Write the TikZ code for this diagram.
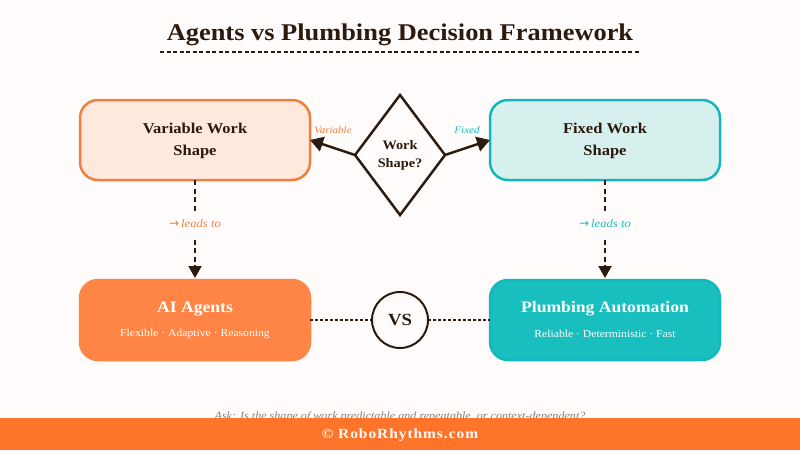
\documentclass[tikz,border=0pt]{standalone}
\usepackage{fontspec}
\setmainfont{Liberation Serif}[FakeStretch=1.1]
\newfontfamily\arrowfont{DejaVu Sans}
\usetikzlibrary{arrows.meta,shapes.geometric}
\definecolor{bgc}{HTML}{FFFCFB}
\definecolor{ink}{HTML}{2C1A0E}
\definecolor{orangeA}{HTML}{FF8547}
\definecolor{orangeB}{HTML}{F08040}
\definecolor{orangeL}{HTML}{FFE8DC}
\definecolor{orangeF}{HTML}{FF742B}
\definecolor{tealA}{HTML}{19BFBF}
\definecolor{tealB}{HTML}{12B8BC}
\definecolor{tealL}{HTML}{D6F0EE}
\definecolor{greyT}{HTML}{8A8078}
\tikzset{
  boxbase/.style={rounded corners=18pt,minimum width=230pt,minimum height=80pt,inner sep=0pt,outer sep=0pt,line width=2.5pt,align=center},
  softbox/.style={boxbase,text=ink},
  softtext/.style={text=ink,font=\fontsize{15}{22}\selectfont\bfseries,inner sep=0pt,align=center},
  solidbox/.style={boxbase,text=white},
  strongarrow/.style={draw=ink,line width=2.5pt,-{Triangle[length=13pt,width=15pt]}},
  dasharrow/.style={draw=ink,line width=2pt,dash pattern=on 5pt off 3.5pt,-{Triangle[length=12pt,width=13pt]},shorten >=2pt},
  dotline/.style={draw=ink,line width=2pt,dash pattern=on 3pt off 2pt},
  edgelabel/.style={font=\fontsize{10}{12}\selectfont\itshape,inner sep=0pt},
  leadlabel/.style={font=\fontsize{11.5}{13}\selectfont\itshape,fill=bgc,inner xsep=2pt,inner ysep=0pt,minimum height=27pt},
}
\begin{document}
\begin{tikzpicture}[x=1pt,y=-1pt]
\useasboundingbox (0,0) rectangle (800,450);
\fill[bgc] (0,0) rectangle (800,450);
\node[font=\fontsize{24}{28}\selectfont\bfseries,text=ink,inner sep=0pt] (title) at (400,34.5) {Agents vs Plumbing Decision Framework};
\coordinate (ruleL) at (160,52);
\coordinate (ruleR) at (640,52);
\draw[draw=ink,line width=1.5pt,dash pattern=on 4pt off 2.5pt] (ruleL) -- (ruleR);

\node[softbox,draw=orangeB,fill=orangeL] (varbox) at (195,140) {};
\node[softbox,draw=tealB,fill=tealL] (fixbox) at (605,140) {};
\node[softtext] (varT) at (195,141) {Variable Work\\Shape};
\node[softtext] (fixT) at (605,141) {Fixed Work\\Shape};
\node[solidbox,draw=orangeA,fill=orangeA] (aibox) at (195,320) {};
\node[solidbox,draw=tealB,fill=tealA] (plbox) at (605,320) {};
\node[text=white,font=\fontsize{16}{18}\selectfont\bfseries,inner sep=0pt] (aiT) at (195,309) {AI Agents};
\node[text=white,font=\fontsize{10.6}{13}\selectfont,inner sep=0pt] (aiS) at (195,333.5) {Flexible · Adaptive · Reasoning};
\node[text=white,font=\fontsize{16}{18}\selectfont\bfseries,inner sep=0pt] (plT) at (605,309) {Plumbing Automation};
\node[text=white,font=\fontsize{10.6}{13}\selectfont,inner sep=0pt] (plS) at (605,333.5) {Reliable · Deterministic · Fast};

\node[diamond,draw=ink,line width=2.5pt,fill=bgc,minimum width=90pt,minimum height=120pt,inner sep=0pt,outer sep=0pt,aspect=0.75,align=center,text=ink,font=\fontsize{13}{18}\selectfont\bfseries] (ask) at (400,155) {Work\\Shape?};
\node[edgelabel,text=orangeB] (lv) at (333,130) {Variable};
\node[edgelabel,text=tealA] (lf) at (467,130) {Fixed};
\draw[strongarrow] (ask.west) -- (varbox.east);
\draw[strongarrow] (ask.east) -- (fixbox.west);

\draw[dasharrow] (varbox.south) -- (aibox.north);
\draw[dasharrow] (fixbox.south) -- (plbox.north);
\node[leadlabel,text=orangeB] (l1) at (195,224) {{\arrowfont\fontsize{12}{13}\selectfont\upshape →}\hspace{2pt}leads to};
\node[leadlabel,text=tealA] (l2) at (605,224) {{\arrowfont\fontsize{12}{13}\selectfont\upshape →}\hspace{2pt}leads to};

\node[circle,draw=ink,line width=2pt,fill=bgc,minimum size=56pt,inner sep=0pt,outer sep=0pt,text=ink,font=\fontsize{17}{20}\selectfont\bfseries] (vs) at (400,320) {VS};
\draw[dotline] (aibox.east) -- (vs.west);
\draw[dotline] (vs.east) -- (plbox.west);

\node[font=\fontsize{11}{13}\selectfont\itshape,text=greyT,inner sep=0pt] (askline) at (400,417) {Ask: Is the shape of work predictable and repeatable, or context-dependent?};
\fill[orangeF] (0,418) rectangle (800,450);
\node[text=bgc,font=\fontsize{14}{16}\selectfont\bfseries\addfontfeatures{LetterSpace=7},inner sep=0pt] (foot) at (400,435) {© RoboRhythms.com};
\end{tikzpicture}
\end{document}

+++

Do this: Transcribe the full listing character for character. Pictures are excluded.

Answer below:
Write the TikZ code for this diagram.
\documentclass[tikz,border=0pt]{standalone}
\usepackage{fontspec}
\setmainfont{Liberation Serif}[FakeStretch=1.1]
\newfontfamily\arrowfont{DejaVu Sans}
\usetikzlibrary{arrows.meta,shapes.geometric}
\definecolor{bgc}{HTML}{FFFCFB}
\definecolor{ink}{HTML}{2C1A0E}
\definecolor{orangeA}{HTML}{FF8547}
\definecolor{orangeB}{HTML}{F08040}
\definecolor{orangeL}{HTML}{FFE8DC}
\definecolor{orangeF}{HTML}{FF742B}
\definecolor{tealA}{HTML}{19BFBF}
\definecolor{tealB}{HTML}{12B8BC}
\definecolor{tealL}{HTML}{D6F0EE}
\definecolor{greyT}{HTML}{8A8078}
\tikzset{
  boxbase/.style={rounded corners=18pt,minimum width=230pt,minimum height=80pt,inner sep=0pt,outer sep=0pt,line width=2.5pt,align=center},
  softbox/.style={boxbase,text=ink},
  softtext/.style={text=ink,font=\fontsize{15}{22}\selectfont\bfseries,inner sep=0pt,align=center},
  solidbox/.style={boxbase,text=white},
  strongarrow/.style={draw=ink,line width=2.5pt,-{Triangle[length=13pt,width=15pt]}},
  dasharrow/.style={draw=ink,line width=2pt,dash pattern=on 5pt off 3.5pt,-{Triangle[length=12pt,width=13pt]},shorten >=2pt},
  dotline/.style={draw=ink,line width=2pt,dash pattern=on 3pt off 2pt},
  edgelabel/.style={font=\fontsize{10}{12}\selectfont\itshape,inner sep=0pt},
  leadlabel/.style={font=\fontsize{11.5}{13}\selectfont\itshape,fill=bgc,inner xsep=2pt,inner ysep=0pt,minimum height=27pt},
}
\begin{document}
\begin{tikzpicture}[x=1pt,y=-1pt]
\useasboundingbox (0,0) rectangle (800,450);
\fill[bgc] (0,0) rectangle (800,450);
\node[font=\fontsize{24}{28}\selectfont\bfseries,text=ink,inner sep=0pt] (title) at (400,34.5) {Agents vs Plumbing Decision Framework};
\coordinate (ruleL) at (160,52);
\coordinate (ruleR) at (640,52);
\draw[draw=ink,line width=1.5pt,dash pattern=on 4pt off 2.5pt] (ruleL) -- (ruleR);

\node[softbox,draw=orangeB,fill=orangeL] (varbox) at (195,140) {};
\node[softbox,draw=tealB,fill=tealL] (fixbox) at (605,140) {};
\node[softtext] (varT) at (195,141) {Variable Work\\Shape};
\node[softtext] (fixT) at (605,141) {Fixed Work\\Shape};
\node[solidbox,draw=orangeA,fill=orangeA] (aibox) at (195,320) {};
\node[solidbox,draw=tealB,fill=tealA] (plbox) at (605,320) {};
\node[text=white,font=\fontsize{16}{18}\selectfont\bfseries,inner sep=0pt] (aiT) at (195,309) {AI Agents};
\node[text=white,font=\fontsize{10.6}{13}\selectfont,inner sep=0pt] (aiS) at (195,333.5) {Flexible · Adaptive · Reasoning};
\node[text=white,font=\fontsize{16}{18}\selectfont\bfseries,inner sep=0pt] (plT) at (605,309) {Plumbing Automation};
\node[text=white,font=\fontsize{10.6}{13}\selectfont,inner sep=0pt] (plS) at (605,333.5) {Reliable · Deterministic · Fast};

\node[diamond,draw=ink,line width=2.5pt,fill=bgc,minimum width=90pt,minimum height=120pt,inner sep=0pt,outer sep=0pt,aspect=0.75,align=center,text=ink,font=\fontsize{13}{18}\selectfont\bfseries] (ask) at (400,155) {Work\\Shape?};
\node[edgelabel,text=orangeB] (lv) at (333,130) {Variable};
\node[edgelabel,text=tealA] (lf) at (467,130) {Fixed};
\draw[strongarrow] (ask.west) -- (varbox.east);
\draw[strongarrow] (ask.east) -- (fixbox.west);

\draw[dasharrow] (varbox.south) -- (aibox.north);
\draw[dasharrow] (fixbox.south) -- (plbox.north);
\node[leadlabel,text=orangeB] (l1) at (195,224) {{\arrowfont\fontsize{12}{13}\selectfont\upshape →}\hspace{2pt}leads to};
\node[leadlabel,text=tealA] (l2) at (605,224) {{\arrowfont\fontsize{12}{13}\selectfont\upshape →}\hspace{2pt}leads to};

\node[circle,draw=ink,line width=2pt,fill=bgc,minimum size=56pt,inner sep=0pt,outer sep=0pt,text=ink,font=\fontsize{17}{20}\selectfont\bfseries] (vs) at (400,320) {VS};
\draw[dotline] (aibox.east) -- (vs.west);
\draw[dotline] (vs.east) -- (plbox.west);

\node[font=\fontsize{11}{13}\selectfont\itshape,text=greyT,inner sep=0pt] (askline) at (400,417) {Ask: Is the shape of work predictable and repeatable, or context-dependent?};
\fill[orangeF] (0,418) rectangle (800,450);
\node[text=bgc,font=\fontsize{14}{16}\selectfont\bfseries\addfontfeatures{LetterSpace=7},inner sep=0pt] (foot) at (400,435) {© RoboRhythms.com};
\end{tikzpicture}
\end{document}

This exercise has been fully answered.